Gently pluck the basil that you have grown or purchased or pilfered from a neighbor’s garden and tear it to tiny bits until you can smell the green beneath your fingernails. Add the tattered herbs to a bowl of heavy cream, a smidge of something sweet (maple syrup or honey?), and a pinch of salt. If this were not an improvised moment of comfort you would likely either soak the basil in a warm cream bath on the stove or overnight in the fridge, but that’s a plan for another kind of day.
Today, just beat that all together until it begins to hold shape, until the smooth splattering surface takes on structure, just able to hold a stiff peak. As you dip your pinky into the delectable ruin of cream, think of every metaphor contained in that moment. Or don’t, and just enjoy licking the airy cream from your finger.

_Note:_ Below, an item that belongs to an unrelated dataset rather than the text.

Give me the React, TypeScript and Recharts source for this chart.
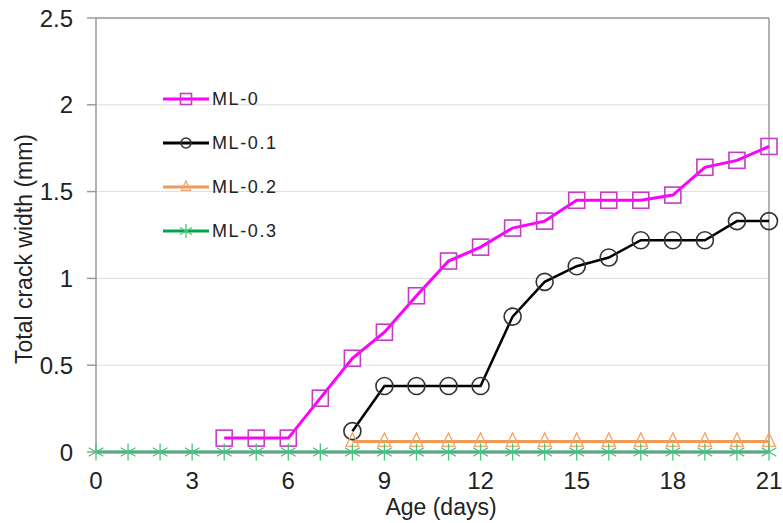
import React from "react";
import {
  LineChart,
  Line,
  XAxis,
  YAxis,
  CartesianGrid,
  Legend,
  ReferenceLine,
} from "recharts";

const days = [0, 1, 2, 3, 4, 5, 6, 7, 8, 9, 10, 11, 12, 13, 14, 15, 16, 17, 18, 19, 20, 21];
const ml0 = [null, null, null, null, 0.08, 0.08, 0.08, 0.31, 0.54, 0.69, 0.9, 1.1, 1.18, 1.29, 1.33, 1.45, 1.45, 1.45, 1.48, 1.64, 1.68, 1.76];
const ml01 = [null, null, null, null, null, null, null, null, 0.12, 0.38, 0.38, 0.38, 0.38, 0.78, 0.98, 1.07, 1.12, 1.22, 1.22, 1.22, 1.33, 1.33];
const ml02 = [null, null, null, null, null, null, null, null, 0.06, 0.06, 0.06, 0.06, 0.06, 0.06, 0.06, 0.06, 0.06, 0.06, 0.06, 0.06, 0.06, 0.06];
const ml03 = [0, 0, 0, 0, 0, 0, 0, 0, 0, 0, 0, 0, 0, 0, 0, 0, 0, 0, 0, 0, 0, 0];

const xTicks = [0, 3, 6, 9, 12, 15, 18, 21];
const yTicks = [0, 0.5, 1, 1.5, 2, 2.5];
const seriesNames = ["ML-0", "ML-0.1", "ML-0.2", "ML-0.3"];

const data = days.map((d, i) => ({
  day: d,
  ml0: ml0[i],
  ml01: ml01[i],
  ml02: ml02[i],
  ml03: ml03[i],
}));

const FONT = "'Liberation Sans', Arial, sans-serif";
const TEXT = "#222222";
const AXIS = "#9a9a9a";

type MarkerKind = "square" | "circle" | "triangle" | "star";

const markerColor: Record<MarkerKind, string> = {
  square: "#C63CC6",
  circle: "#333333",
  triangle: "#F2A46A",
  star: "#45C47A",
};

function Marker({ kind, cx, cy, s }: { kind: MarkerKind; cx: number; cy: number; s: number }) {
  const c = markerColor[kind];
  if (kind === "square") {
    return <rect x={cx - s} y={cy - s} width={2 * s} height={2 * s} fill="none" stroke={c} strokeWidth={1.6} />;
  }
  if (kind === "circle") {
    return <circle cx={cx} cy={cy} r={s} fill="none" stroke={c} strokeWidth={1.6} />;
  }
  if (kind === "triangle") {
    return (
      <polygon
        points={`${cx},${cy - s * 1.1} ${cx - s * 0.8},${cy + s * 0.6} ${cx + s * 0.8},${cy + s * 0.6}`}
        fill="none"
        stroke={c}
        strokeWidth={1.3}
      />
    );
  }
  const a = s * 0.87;
  const b = s * 0.5;
  return (
    <g stroke={c} strokeWidth={1.3}>
      <line x1={cx} y1={cy - s} x2={cx} y2={cy + s} />
      <line x1={cx - a} y1={cy - b} x2={cx + a} y2={cy + b} />
      <line x1={cx - a} y1={cy + b} x2={cx + a} y2={cy - b} />
    </g>
  );
}

const makeDot = (kind: MarkerKind, s: number) => (props: any) => {
  const { cx, cy, value, key, index } = props;
  if (value === null || value === undefined || cx == null || cy == null) {
    return <g key={key ?? `e-${kind}-${index}`} />;
  }
  return (
    <g key={key ?? `d-${kind}-${index}`}>
      <Marker kind={kind} cx={cx} cy={cy} s={s} />
    </g>
  );
};

const legendKinds: MarkerKind[] = ["square", "circle", "triangle", "star"];
const legendLineColors = ["#FF00FF", "#000000", "#EE9A58", "#00A550"];
const legendMarkerSize = [5.5, 5, 5.5, 7];

const CustomLegend = (props: any) => {
  const payload = props.payload || [];
  return (
    <svg width={140} height={180} style={{ overflow: "visible", display: "block" }}>
      {payload.map((entry: any, i: number) => {
        const y = 12 + i * 44;
        return (
          <g key={entry.value}>
            <line x1={0} y1={y} x2={46} y2={y} stroke={legendLineColors[i]} strokeWidth={3} />
            <Marker kind={legendKinds[i]} cx={23} cy={y} s={legendMarkerSize[i]} />
            <text x={49} y={y} dy="0.36em" fontFamily={FONT} fontSize={18} letterSpacing={1.6} fill={TEXT}>
              {entry.value}
            </text>
          </g>
        );
      })}
    </svg>
  );
};

const YLabel = () => {
  const x = 24;
  const y = 249;
  return (
    <text
      x={x}
      y={y}
      transform={`rotate(-90, ${x}, ${y})`}
      textAnchor="middle"
      dominantBaseline="central"
      fontFamily={FONT}
      fontSize={23}
      fill={TEXT}
    >
      Total crack width (mm)
    </text>
  );
};

const XLabel = () => {
  return (
    <text x={441} y={507} textAnchor="middle" dominantBaseline="central" fontFamily={FONT} fontSize={23} fill={TEXT}>
      Age  (days)
    </text>
  );
};

export default function App() {
  return (
    <div style={{ position: "absolute", left: 0, top: 0, width: 783, height: 523, background: "#fff" }}>
      <LineChart
        width={783}
        height={523}
        data={data}
        margin={{ top: 18, right: 14, left: 0, bottom: 0 }}
      >
        <CartesianGrid horizontal={true} vertical={false} stroke="#dcdcdc" strokeWidth={1} />
        <XAxis
          dataKey="day"
          type="number"
          domain={[0, 21]}
          ticks={xTicks}
          interval={0}
          height={71}
          tickLine={false}
          tickSize={6}
          tickMargin={14}
          axisLine={{ stroke: AXIS, strokeWidth: 1.5 }}
          tick={{ fontFamily: FONT, fontSize: 24, fill: TEXT }}
          label={<XLabel />}
        />
        <YAxis
          type="number"
          domain={[0, 2.5]}
          ticks={yTicks}
          interval={0}
          width={96}
          tickSize={9}
          tickMargin={14}
          tickLine={{ stroke: AXIS, strokeWidth: 1.5 }}
          axisLine={{ stroke: AXIS, strokeWidth: 1.5 }}
          tick={{ fontFamily: FONT, fontSize: 24, fill: TEXT }}
          label={<YLabel />}
        />
        <ReferenceLine y={2.5} stroke={AXIS} strokeWidth={1.5} />
        <ReferenceLine x={21} stroke={AXIS} strokeWidth={1.5} />
        <Legend
          layout="vertical"
          verticalAlign="middle"
          align="center"
          wrapperStyle={{ position: "absolute", left: 163, top: 87, width: 140, height: 180 }}
          content={<CustomLegend />}
        />
        <Line
          name={seriesNames[0]}
          dataKey="ml0"
          stroke="#FF00FF"
          strokeWidth={3}
          dot={makeDot("square", 8)}
          isAnimationActive={false}
        />
        <Line
          name={seriesNames[1]}
          dataKey="ml01"
          stroke="#000000"
          strokeWidth={2.5}
          dot={makeDot("circle", 8.5)}
          isAnimationActive={false}
        />
        <Line
          name={seriesNames[2]}
          dataKey="ml02"
          stroke="#EE9A58"
          strokeWidth={3}
          dot={makeDot("triangle", 8)}
          isAnimationActive={false}
        />
        <Line
          name={seriesNames[3]}
          dataKey="ml03"
          stroke="#00A550"
          strokeWidth={3}
          dot={makeDot("star", 8.5)}
          isAnimationActive={false}
        />
      </LineChart>
    </div>
  );
}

Take the peaches/nectarines out to your inferno and place them on the pre-heated grate, flesh side down. Don’t mess with them. Listen to the sizzle. Picture the sugars caramelizing. Depending on how ripe your fruit and how hot your personal pyre, it will go faster or slower. You can poke at the fruit a little if you are worried, but it’ll be like 4-7 minutes. Maybe just go inside and wash some blueberries while you wait.
When you take them off, there is something about the grill marks that are satisfying, something about the way fire and heat make their mark, how harsh the blacked marks look against the supple flesh of the fruit. It’s not actual harm. Something about the heat, the constant exposure to flame, makes the fruit that much sweeter.
While still warm, serve with a dollop of whipped cream and sprinkle with blueberries and a little extra basil, the rage settling into its resident place, like the bass note of every relieved sigh. Constant and ready to feed your joy.